Btw, it is possible to suspend Unix processes from the command line by sending them the SIGSTOP signal.

  ;playing a song with iTunes
  $ ps ax | grep iTunes
  401   ??  S      5:29.21 /Applications/iTunes.app/Contents/MacOS/iTunes -psn_0_213044
  $ kill -STOP 401
  ;the song stops playing, and iTunes's CPU usage drops to zero
  $ kill -CONT 401
  ;the song resumes exactly where it was
I've done this to, say, Firefox, and resumed it sometime later with no ill effects that I've been able to detect. (Firefox usually has a secondary Flash plugin process; the interaction between the two when one is suspended is kind of interesting, but seemingly benign.)

I've found this useful when I've wanted to throttle some application's CPU/other resource usage (usually on a laptop) but didn't want to completely quit it. Also it's just kind of awesome.


That is awesome! I wonder if the process could be read out via procfs and continued elsewhere?



There has been a whole bunch of approaches to this over the years, some of them kernel level and others in user space.

Search for "checkpoint restart" to find some links or start here: http://checkpointing.org/ It's all pretty dated though.

I did some work on it years ago but it's no longer maintained http://www.science.uva.nl/research/scs/Software/ckpt/ckpt.ht...


You could also do: kill -STOP `pidof iTunes`

(I have no idea if pidof is included in OSX. It exists in Debian systems though!)


Pidof does not seem to be included in 10.6. HomeBrew has it, MacPorts could not find it.


"killall -STOP iTunes" works well enough too.


Check out the paper "Modeling Web Interactions", it talks about using continuations to model web-based control flow: http://citeseerx.ist.psu.edu/viewdoc/summary?doi=10.1.1.11.8...

PG has also done some work in this area: http://www.paulgraham.com/avg.html


i gave a lightning talk this week, maybe someone will find it helpful:

"lets make a blocking API not block. wait, what? (a practical introduction to continuations)"

https://docs.google.com/present/view?id=dv9r8sv_82cn7dngcq


Does logic programming really count as flow control? To me, it's an entirely different paradigm, where there is no real flow at all; all statements operate simultaneously.

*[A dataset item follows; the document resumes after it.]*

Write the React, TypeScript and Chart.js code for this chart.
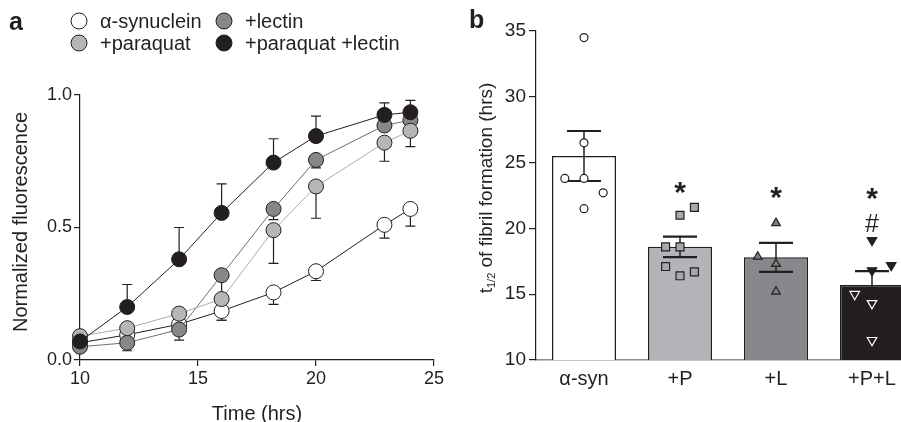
import React, { useEffect, useRef } from 'react';
import { Chart, registerables } from 'chart.js';

Chart.register(...registerables);

const FONT = '"Liberation Sans", Arial, Helvetica, sans-serif';
const INK = '#231f20';

// ---------- Panel a: fluorescence time course ----------
const timePoints = [10, 12, 14.2, 16, 18.2, 20, 22.9, 24];
const synuclein = [0.065, 0.095, 0.135, 0.185, 0.255, 0.335, 0.51, 0.57];
const synucleinErrDown = [0, 0, 0.03, 0.035, 0.045, 0.035, 0.05, 0.065];
const paraquat = [0.09, 0.12, 0.175, 0.23, 0.49, 0.655, 0.82, 0.865];
const paraquatErrDown = [0, 0, 0, 0.08, 0.125, 0.12, 0.07, 0.06];
const lectin = [0.05, 0.065, 0.115, 0.32, 0.57, 0.755, 0.885, 0.905];
const lectinErrDown = [0, 0.03, 0.04, 0.1, 0.04, 0.03, 0.02, 0.02];
const paraquatLectin = [0.07, 0.2, 0.38, 0.555, 0.745, 0.845, 0.925, 0.935];
const paraquatLectinErrUp = [0, 0.085, 0.12, 0.11, 0.09, 0.075, 0.045, 0.045];
const legendLabels = ['α-synuclein', '+lectin', '+paraquat', '+paraquat +lectin'];

// ---------- Panel b: t1/2 of fibril formation ----------
const groups = ['α-syn', '+P', '+L', '+P+L'];
const groupMeans = [25.5, 18.6, 17.8, 15.7];
const groupSem = [1.9, 0.78, 1.1, 1.06];
const synPoints = [34.5, 26.5, 23.8, 23.8, 22.7, 21.5];
const synJitter = [0, 0, -0.2, 0, 0.2, 0];
const pPoints = [21.0, 21.6, 18.6, 18.6, 17.1, 16.7, 16.4];
const pJitter = [0, 0.15, -0.15, 0, -0.15, 0.15, 0];
const lPoints = [20.4, 17.85, 17.3, 15.2];
const lJitter = [0, -0.19, 0, 0];
const plPoints = [19.1, 16.8, 17.2, 15.0, 14.3, 11.5];
const plJitter = [0, 0, 0.2, -0.18, 0, 0];
const marks = [
  { group: 1, value: 23.1, text: '*' },
  { group: 2, value: 22.7, text: '*' },
  { group: 3, value: 22.6, text: '*' },
  { group: 3, value: 20.4, text: '#' },
];

const seriesA = [
  { label: legendLabels[3], values: paraquatLectin, up: paraquatLectinErrUp, down: null, fill: '#231f20', line: '#231f20' },
  { label: legendLabels[2], values: paraquat, up: null, down: paraquatErrDown, fill: '#b5b6b8', line: '#a9abae' },
  { label: legendLabels[1], values: lectin, up: null, down: lectinErrDown, fill: '#86878a', line: '#6d6e71' },
  { label: legendLabels[0], values: synuclein, up: null, down: synucleinErrDown, fill: '#ffffff', line: '#231f20' },
];

function drawVTitle(ctx: CanvasRenderingContext2D, cx: number, cy: number, parts: { t: string; size: number; dy: number }[]) {
  ctx.save();
  ctx.translate(cx, cy);
  ctx.rotate(-Math.PI / 2);
  ctx.fillStyle = INK;
  ctx.textBaseline = 'alphabetic';
  ctx.textAlign = 'left';
  let total = 0;
  const widths = parts.map((p) => {
    ctx.font = `${p.size}px ${FONT}`;
    const w = ctx.measureText(p.t).width;
    total += w;
    return w;
  });
  let x = -total / 2;
  parts.forEach((p, i) => {
    ctx.font = `${p.size}px ${FONT}`;
    ctx.fillText(p.t, x, 7 + p.dy);
    x += widths[i];
  });
  ctx.restore();
}

const panelAPlugin = {
  id: 'panelA',
  beforeDatasetsDraw(chart: any) {
    const ctx = chart.ctx as CanvasRenderingContext2D;
    const ys = chart.scales.y;
    ctx.save();
    ctx.strokeStyle = INK;
    ctx.lineWidth = 1.2;
    seriesA.forEach((s, di) => {
      const meta = chart.getDatasetMeta(di);
      meta.data.forEach((pt: any, i: number) => {
        const v = s.values[i];
        const errs: number[] = [];
        if (s.up && s.up[i] > 0) errs.push(v + s.up[i]);
        if (s.down && s.down[i] > 0) errs.push(v - s.down[i]);
        errs.forEach((e) => {
          const ey = ys.getPixelForValue(e);
          ctx.beginPath();
          ctx.moveTo(pt.x, pt.y);
          ctx.lineTo(pt.x, ey);
          ctx.moveTo(pt.x - 5, ey);
          ctx.lineTo(pt.x + 5, ey);
          ctx.stroke();
        });
      });
    });
    ctx.restore();
  },
  afterDraw(chart: any) {
    const ctx = chart.ctx as CanvasRenderingContext2D;
    const area = chart.chartArea;
    ctx.save();
    ctx.fillStyle = INK;
    ctx.font = `bold 25px ${FONT}`;
    ctx.textBaseline = 'middle';
    ctx.textAlign = 'left';
    ctx.fillText('a', 9, 23);
    const items = [
      { s: seriesA[3], x: 79, y: 21 },
      { s: seriesA[2], x: 224, y: 21 },
      { s: seriesA[1], x: 79, y: 43 },
      { s: seriesA[0], x: 224, y: 43 },
    ];
    items.forEach((it) => {
      ctx.beginPath();
      ctx.arc(it.x, it.y, 8, 0, Math.PI * 2);
      ctx.fillStyle = it.s.fill;
      ctx.fill();
      ctx.lineWidth = 1;
      ctx.strokeStyle = INK;
      ctx.stroke();
      ctx.fillStyle = INK;
      ctx.font = `20px ${FONT}`;
      ctx.textBaseline = 'middle';
      ctx.fillText(it.s.label, it.x + 21, it.y + 1);
    });
    ctx.font = `20px ${FONT}`;
    ctx.textAlign = 'center';
    ctx.textBaseline = 'middle';
    ctx.fillText('Time (hrs)', (area.left + area.right) / 2, 414);
    ctx.restore();
    drawVTitle(ctx, 20, 222, [{ t: 'Normalized fluorescence', size: 20, dy: 0 }]);
  },
};

const panelBPlugin = {
  id: 'panelB',
  afterDatasetDraw(chart: any, args: any) {
    if (args.index !== 0) return;
    const ctx = chart.ctx as CanvasRenderingContext2D;
    const ys = chart.scales.y;
    const meta = chart.getDatasetMeta(0);
    ctx.save();
    ctx.strokeStyle = INK;
    meta.data.forEach((bar: any, i: number) => {
      const top = ys.getPixelForValue(groupMeans[i] + groupSem[i]);
      const bot = ys.getPixelForValue(groupMeans[i] - groupSem[i]);
      ctx.lineWidth = 1.5;
      ctx.beginPath();
      ctx.moveTo(bar.x, top);
      ctx.lineTo(bar.x, bot);
      ctx.stroke();
      ctx.lineWidth = 2.2;
      ctx.beginPath();
      ctx.moveTo(bar.x - 17, top);
      ctx.lineTo(bar.x + 17, top);
      ctx.moveTo(bar.x - 17, bot);
      ctx.lineTo(bar.x + 17, bot);
      ctx.stroke();
    });
    ctx.restore();
  },
  afterDraw(chart: any) {
    const ctx = chart.ctx as CanvasRenderingContext2D;
    const xs = chart.scales.xs;
    const ys = chart.scales.y;
    ctx.save();
    ctx.fillStyle = INK;
    ctx.textAlign = 'center';
    ctx.textBaseline = 'alphabetic';
    marks.forEach((m) => {
      ctx.font = m.text === '*' ? `bold 30px ${FONT}` : `25px ${FONT}`;
      const mt = ctx.measureText(m.text);
      const cx = xs.getPixelForValue(m.group);
      const cy = ys.getPixelForValue(m.value);
      const base = cy + (mt.actualBoundingBoxAscent - mt.actualBoundingBoxDescent) / 2;
      ctx.fillText(m.text, cx, base);
    });
    ctx.font = `bold 25px ${FONT}`;
    ctx.textAlign = 'left';
    ctx.textBaseline = 'middle';
    ctx.fillText('b', 9, 21);
    ctx.restore();
    drawVTitle(ctx, 25, 188, [
      { t: 't', size: 19, dy: 0 },
      { t: '1/2', size: 11, dy: 3 },
      { t: ' of fibril formation (hrs)', size: 19, dy: 0 },
    ]);
  },
};

function makeConfigA(): any {
  return {
    type: 'line',
    data: {
      datasets: seriesA.map((s) => ({
        label: s.label,
        data: timePoints.map((t, i) => ({ x: t, y: s.values[i] })),
        borderColor: s.line,
        borderWidth: 1,
        backgroundColor: s.fill,
        pointBackgroundColor: s.fill,
        pointBorderColor: INK,
        pointBorderWidth: 1,
        pointRadius: 7.5,
        pointHoverRadius: 7.5,
        tension: 0,
        clip: false,
      })),
    },
    options: {
      responsive: false,
      animation: false,
      devicePixelRatio: 1,
      events: [],
      layout: { padding: { top: 95, left: 0, right: 26, bottom: 0 } },
      plugins: { legend: { display: false }, tooltip: { enabled: false } },
      scales: {
        x: {
          type: 'linear',
          min: 10,
          max: 25,
          afterFit: (s: any) => { s.height = 62; },
          ticks: { stepSize: 5, font: { family: FONT, size: 18 }, color: INK, padding: 2 },
          grid: { drawOnChartArea: false, drawTicks: true, tickLength: 6, color: INK, lineWidth: 1.2 },
          border: { display: true, color: INK, width: 1.2 },
        },
        y: {
          min: 0,
          max: 1,
          afterFit: (s: any) => { s.width = 80; },
          ticks: { stepSize: 0.5, font: { family: FONT, size: 18 }, color: INK, padding: 2, callback: (v: number) => v.toFixed(1) },
          grid: { drawOnChartArea: false, drawTicks: true, tickLength: 6, color: INK, lineWidth: 1.2 },
          border: { display: true, color: INK, width: 1.2 },
        },
      },
    },
    plugins: [panelAPlugin],
  };
}

function scatterSet(values: number[], jitter: number[], group: number, style: any) {
  return {
    type: 'scatter',
    xAxisID: 'xs',
    order: 0,
    data: values.map((v, i) => ({ x: group + jitter[i], y: v })),
    clip: false,
    ...style,
  };
}

function makeConfigB(): any {
  return {
    type: 'bar',
    data: {
      labels: groups,
      datasets: [
        {
          type: 'bar',
          order: 10,
          grouped: false,
          data: groupMeans,
          backgroundColor: ['#ffffff', '#b3b4b7', '#87888b', '#231f20'],
          borderColor: INK,
          borderWidth: 1.5,
          barPercentage: 0.667,
          categoryPercentage: 1,
        },
        scatterSet(synPoints, synJitter, 0, {
          pointStyle: 'circle', pointRadius: 4, pointBackgroundColor: '#ffffff', pointBorderColor: INK, pointBorderWidth: 1.2,
        }),
        scatterSet(pPoints, pJitter, 1, {
          pointStyle: 'rect', pointRadius: 5.6, pointBackgroundColor: '#a8a9ac', pointBorderColor: INK, pointBorderWidth: 1.2,
        }),
        scatterSet(lPoints, lJitter, 2, {
          pointStyle: 'triangle', pointRadius: 5, pointBackgroundColor: '#7e7f82', pointBorderColor: INK, pointBorderWidth: 1.2,
        }),
        scatterSet(plPoints, plJitter, 3, {
          pointStyle: 'triangle', pointRotation: 180, pointRadius: 5.5, pointBackgroundColor: '#231f20',
          pointBorderColor: (c: any) => (c.raw && c.raw.y > groupMeans[3] ? INK : '#ffffff'),
          pointBorderWidth: 1.2,
        }),
      ],
    },
    options: {
      responsive: false,
      animation: false,
      devicePixelRatio: 1,
      events: [],
      layout: { padding: { top: 31, left: 0, right: 10, bottom: 0 } },
      plugins: { legend: { display: false }, tooltip: { enabled: false } },
      scales: {
        x: {
          type: 'category',
          offset: true,
          afterFit: (s: any) => { s.height = 62; },
          ticks: { font: { family: FONT, size: 20 }, color: INK, padding: 7 },
          grid: { display: true, drawOnChartArea: false, drawTicks: false, color: 'rgba(0,0,0,0)' },
          border: { display: true, color: '#8c8c8c', width: 1.6 },
        },
        xs: { type: 'linear', min: -0.5, max: 3.5, offset: false, grid: { offset: false }, display: false },
        y: {
          min: 10,
          max: 35,
          afterFit: (s: any) => { s.width = 76; },
          ticks: { stepSize: 5, font: { family: FONT, size: 19 }, color: INK, padding: 3 },
          grid: { drawOnChartArea: false, drawTicks: true, tickLength: 7, color: INK, lineWidth: 1.2 },
          border: { display: true, color: INK, width: 1.2 },
        },
      },
    },
    plugins: [panelBPlugin],
  };
}

export default function App() {
  const refA = useRef<HTMLCanvasElement>(null);
  const refB = useRef<HTMLCanvasElement>(null);
  useEffect(() => {
    const a = new Chart(refA.current as HTMLCanvasElement, makeConfigA());
    const b = new Chart(refB.current as HTMLCanvasElement, makeConfigB());
    return () => {
      a.destroy();
      b.destroy();
    };
  }, []);
  return (
    <div style={{ position: 'absolute', left: 0, top: 0, width: 901, height: 422, overflow: 'hidden', background: '#ffffff' }}>
      <canvas ref={refA} width={460} height={422} style={{ position: 'absolute', left: 0, top: 0, width: 460, height: 422 }} />
      <canvas ref={refB} width={470} height={422} style={{ position: 'absolute', left: 460, top: 0, width: 470, height: 422 }} />
    </div>
  );
}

Prolog might be a "logic programming" language, but the flow control is explicitly based on backtracking. Each possible solution for each statement is iterated, one at a time, and the results are fed into the next statements. The program is basically run as a search through the constraints in depth-first order. http://www.doc.gold.ac.uk/~mas02gw/prolog_tutorial/prologpag...


They don't operate simultaneously. Order is not defined in some constructs, but it's still there and can also be forced.